Magical Thinking

The concept was around even before Joan Didion made it part of our cultural vocabulary, but I only recently became acquainted with magical thinking through Stephen Colbert’s (unedited) interview with Prince Harry. The host discussed with his guest the specifics of his (Colbert’s) own magical thinking around the time he lost multiple members of his family and compared that to the fantasies Harry used as coping mechanisms after Princess Diana died. Which all prompted me to wonder about what sort of magical thinking I do, and what it actually is.

The other morning, The Kid woke up with one question on his lips: “Am I a miracle?” We’ve just watched Roald Dahl’s Matilda: The Musical a few times (and listened to the soundtrack endlessly, and bought tickets for the show when we’re in London later this year; you could say it’s a bit of an obsession) and laughed our way through the song by the same title–miracle, that is–so it was clear why it was on his mind. Like any good parent, I told him that he absolutely is one–a miracle, that is–and watched him light up in response.

This isn’t magical thinking, is it? Because every life truly is a miracle, and our children’s lives are especially miraculous to us, even if they’re entering a world that doesn’t see them as such. More magical–and miraculous–would be if TK and Little Brother became the NBA and soccer stars they’re each staking their futures on becoming, respectively (excuse me, LB is actually going to do both–focus on basketball during soccer’s off season, etc). We allow and even nurture this magical thinking because they’re young and they have plenty of time to be disappointed by the world and we also need something to get them to sports camp a couple of days a week during the summer holidays. Just like we let them believe in Santa for awhile–because magic, in its place, is appropriate.

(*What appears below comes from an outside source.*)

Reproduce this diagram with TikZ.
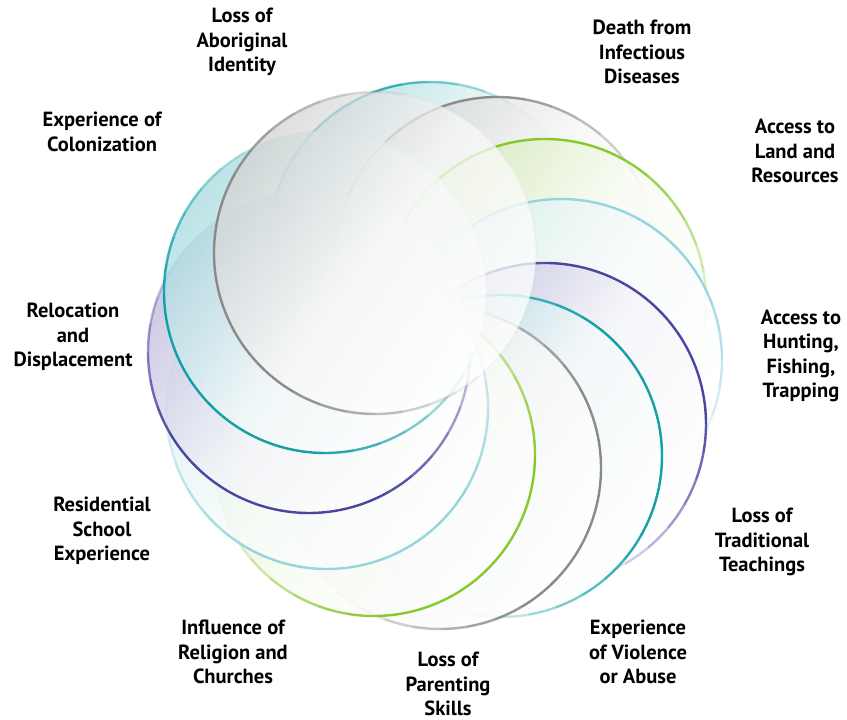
\documentclass[tikz,border=0pt]{standalone}
\usepackage{fontspec}
\setmainfont{PT Sans}
\definecolor{cgray}{RGB}{138,138,138}
\definecolor{cteal}{RGB}{18,160,166}
\definecolor{cpurple}{RGB}{76,68,160}
\definecolor{cgreen}{RGB}{135,200,45}
\definecolor{ccyan}{RGB}{150,212,222}
\newcommand\ringcircle[4]{%
  \pgfmathsetmacro\rcy{720-#2}%
  \shade[top color=#4!38, bottom color=white, middle color=#4!6, shading angle=55, fill opacity=0.75] (#1,\rcy) circle[radius=161];
  \foreach \k in {0,...,35}{%
    \pgfmathsetmacro\op{max(0.04,min(1,0.4+0.8*cos(\k*10+5-#3-75)))}%
    \draw[#4, line width=2.4pt, draw opacity=\op, shift={(#1,\rcy)}] (\k*10:161) arc[start angle=\k*10, end angle=\k*10+10, radius=161];
  }%
}
\tikzset{lab/.style={font=\bfseries\fontsize{20.5}{24.5}\selectfont, align=center, text=black, inner sep=0pt}}
\begin{document}
\begin{tikzpicture}[x=1pt,y=1pt]
\fill[white] (0,0) rectangle (847,720);
\useasboundingbox (0,0) rectangle (847,720);
% circles, back to front
\ringcircle{430}{243}{90}{cteal}
\ringcircle{497}{258}{60}{cgray}
\ringcircle{545}{300}{30}{cgreen}
\ringcircle{561}{360}{0}{ccyan}
\ringcircle{545}{424}{-30}{cpurple}
\ringcircle{501}{456}{-60}{cteal}
\ringcircle{440}{468}{-90}{cgray}
\ringcircle{374}{455}{-120}{cgreen}
\ringcircle{327}{408}{-150}{ccyan}
\ringcircle{309}{352}{180}{cpurple}
\ringcircle{325}{292}{150}{cteal}
\ringcircle{375}{253}{120}{cgray}
% labels
\node[lab] (aboriginal) at (242,720-42) {Loss of\\Aboriginal\\Identity};
\node[lab] (death) at (642,720-52) {Death from\\Infectious\\Diseases};
\node[lab] (land) at (795,720-151) {Access to\\Land and\\Resources};
\node[lab] (hunting) at (801,720-356) {Access to\\Hunting,\\Fishing,\\Trapping};
\node[lab] (teachings) at (762,720-542) {Loss of\\Traditional\\Teachings};
\node[lab] (violence) at (638,720-652) {Experience\\of Violence\\or Abuse};
\node[lab] (parenting) at (448,720-684) {Loss of\\Parenting\\Skills};
\node[lab] (religion) at (233,720-652) {Influence of\\Religion and\\Churches};
\node[lab] (residential) at (102,720-531) {Residential\\School\\Experience};
\node[lab] (relocation) at (73,720-337) {Relocation\\and\\Displacement};
\node[lab] (colonization) at (102,720-132) {Experience of\\Colonization};
\end{tikzpicture}
\end{document}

But when does it stop being magic and start being delusion? Many people would say, for example, that my faith rides or crosses that border. I don’t blame them–personally, I think there are way too many delusional Christians (imagine thinking Kirk Cameron is a worthy leading man who makes good movies), which is why I was so hesitant to watch The Chosen upon some of their recommendations–call me Shania, but Christian cinemá thus far has not impressed me much (God’s still not dead, for those of you wondering). But approaching the stories I’ve heard all my life (and, in the process, have honestly become a bit numb to) through a new medium has been life-giving and eye-opening–especially to the condition that makes people most fit for an encounter with the divine: desperation.

In the end, maybe magical thinking is just that: desperation driving us toward a new way to hope. It’s the last thing to cling to when we’ve run out of options. The Hebrew word for hope is the same as the word for rope: tikvah, Maybe this form of hope is the only thing left to grab (or, rather, what grabs us) when we’re all out of answers, and all our wondering leads us, finally, to wonder.

“We are in a period where torture is taken for granted almost everywhere,” wrote May Sarton, “…and at the root of it all is the lack of imagination…I am more and more convinced that in the lives of civilisations as in the lives of individuals too much matter that cannot be digested, too much experience that has not been imagined and probed and understood, ends in total rejection of everything… The structures break down and there is nothing to ‘hold onto.’…Hatred rather than love dominates.”

In the end, maybe magical thinking is just thinking beyond what we can see to all that can be. Which is exactly what both imagination and hope are. And who says that isn’t real?

Is this real? Or has this been happening inside my head?”

Dumbledore beamed at him, and his voice sounded loud and strong in Harry’s ears even though the bright mist was descending again, obscuring his figure.

“Of course it is happening inside your head, Harry, but why on earth should that mean that it is not real?